In this current conflict, we can once more hear the thundering echoes of the past. Where do we begin? It’s a deceptively easy question to ask, but the choice one makes shapes everything that comes next. Do we begin centuries ago? Or more recently? Do we talk about the Holocaust? The partition? Palestinian statehood? The failed peace deals? The settlements? The assassinations? The role of the Arab states? Iran? Hezbollah? The failures of Israeli governments? Antisemitism? Double standards? And on and on.
Whatever framing we choose, there is always something important that lies outside our view. But we can be sure that whatever era we choose to focus on will include strife and death. And we can be doubly sure that it will be seen through radically different lenses, depending on whom we ask.
Beware of anyone who speaks in absolutes about the Middle East, especially when it comes to the certainty of their beliefs. “What should be done?” is a question that should prompt self-reflection, not bombastic lectures. The best military and political leaders try to challenge their own preconceptions and biases. They constantly ask themselves, “What am I missing?”
We can say unequivocally that no country would accept murderous terrorists on its border. And we know that the barbarity of Hamas cannot be allowed to continue if we want to have a world of peace.

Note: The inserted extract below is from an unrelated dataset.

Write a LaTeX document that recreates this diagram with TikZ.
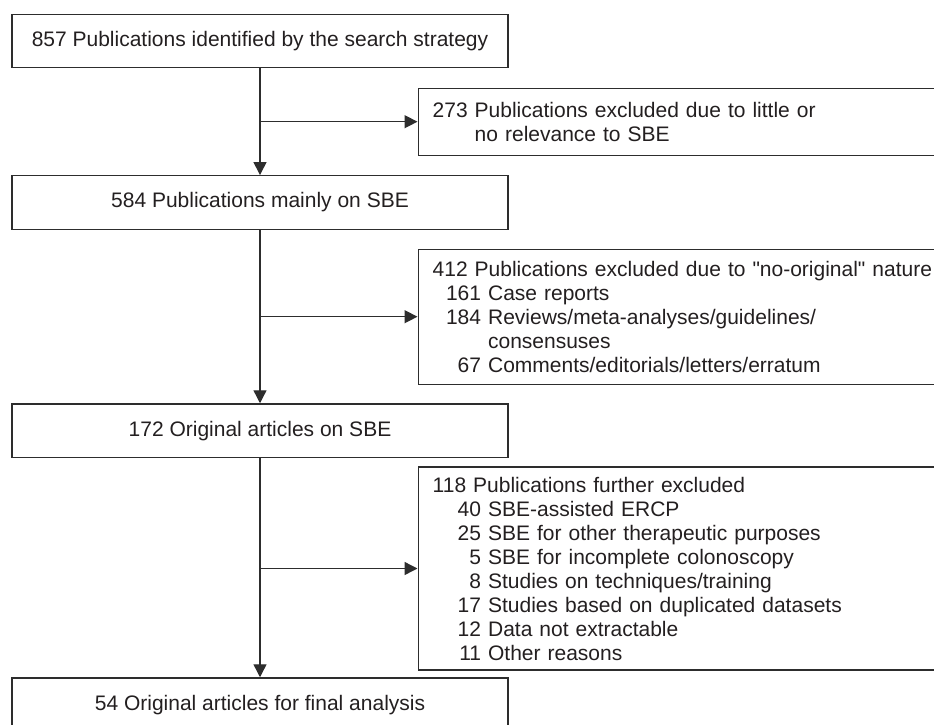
\documentclass[tikz,border=0pt]{standalone}
\usepackage{fontspec}
\setmainfont{Liberation Sans}[Ligatures=TeXOff]
\usetikzlibrary{arrows.meta}
\definecolor{ink}{RGB}{35,31,32}
\definecolor{linec}{RGB}{45,45,45}
\newcommand{\numbox}[1]{\makebox[48.4pt][r]{#1}\ }
\begin{document}
\begin{tikzpicture}[x=1pt,y=1pt,
  mainbox/.style={draw=linec, line width=1.4pt, minimum width=496pt, inner sep=0pt,
    text=ink, font=\fontsize{21}{24}\selectfont},
  exbox/.style={draw=linec, line width=1.4pt, anchor=west, inner xsep=14.5pt, inner ysep=0pt,
    text width=540pt, align=left, text=ink, font=\fontsize{21}{24}\selectfont},
  arr/.style={draw=linec, line width=1.4pt, -{Triangle[length=13pt,width=13pt]}}]
\useasboundingbox (0,0) rectangle (934,-725);
\clip (0,0) rectangle (934,-725);

\node[mainbox, minimum height=53.5pt] (b1) at (260,-41) {857 Publications identified by the search strategy};
\node[mainbox, minimum height=53.5pt] (b2) at (260,-202.5) {584 Publications mainly on SBE};
\node[mainbox, minimum height=53.5pt] (b3) at (260,-430.7) {172 Original articles on SBE};
\node[mainbox, minimum height=53.5pt] (b4) at (260,-704.7) {54 Original articles for final analysis};

\node[exbox, minimum height=67pt] (x1) at (417.5,-121.7)
  {273 Publications excluded due to little or\\\hphantom{273}\ no relevance to SBE};
\node[exbox, minimum height=135pt] (x2) at (417.5,-316.7)
  {412 Publications excluded due to "no-original" nature\\
   \numbox{161}Case reports\\
   \numbox{184}Reviews/meta-analyses/guidelines/\\
   \numbox{}consensuses\\
   \numbox{67}Comments/editorials/letters/erratum};
\node[exbox, minimum height=203pt] (x3) at (417.5,-568.5)
  {118 Publications further excluded\\
   \numbox{40}SBE-assisted ERCP\\
   \numbox{25}SBE for other therapeutic purposes\\
   \numbox{5}SBE for incomplete colonoscopy\\
   \numbox{8}Studies on techniques/training\\
   \numbox{17}Studies based on duplicated datasets\\
   \numbox{12}Data not extractable\\
   \numbox{11}Other reasons};

\draw[arr] (b1.south) -- (b2.north);
\draw[arr] (b2.south) -- (b3.north);
\draw[arr] (b3.south) -- (b4.north);
\draw[arr] (b1.south |- x1.west) -- (x1.west);
\draw[arr] (b2.south |- x2.west) -- (x2.west);
\draw[arr] (b3.south |- x3.west) -- (x3.west);
\end{tikzpicture}
\end{document}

We also know that Israel’s trying to eliminate Hamas with bombs and tanks in urban combat means levels of death — especially of civilians — that are staggering and will only get worse. These are people with nowhere to go. This loss is morally excruciating. It also could destabilize the region even further by sparking new fronts of war and cycles of retaliation.
To those who say Israel should stop, we should ask what that means for Hamas. Can you say that a country has a right to defend itself, and then say it can’t do what it believes to be necessary to protect its citizens from terrorism? To those who say Israel should keep going, we should ask what that means for all those trapped in Gaza. What about their lives? Can you say you are fighting terrorism, and then risk radicalizing more people by killing their loved ones?
We can lose a full understanding of the horrors of a war once it fades into the history books. Immediacy and gruesomeness can be sanitized by the passage of time. Fatalities become round numbers, and often more attention is paid to the sweep of geopolitics than the details of the battlefield. As generations pass, we lose forever the knowledge of what it was like to live through the wars of the past. But even wars that we consider just in retrospect — like the fight against the Nazis — led to mass civilian deaths. As did the fights to eliminate Al Qaeda and ISIS. So-called wars of “necessity” are still replete with tragedy.
There are also the lessons from places like Afghanistan and Iraq, not to mention Vietnam, where we can see that the decision to commit to a full-scale fight turned out to be counterproductive to American security.
The best we can hope for in a time of no good options is leaders who understand that we live in a world of conflict where compromise is hard but ultimately essential. Wisdom requires constantly reevaluating and readjusting one’s strategy in service to long-term goals. Military campaigns end. When this one does, what will have been the cost? What will follow? What will remain? What will be forever changed? The answers to these questions are currently unknowable, but they will be the means by which this era is judged.
Wars are fought in the present tense, but their full impact emerges only in the future. In the meantime, all too often, there is only tragedy.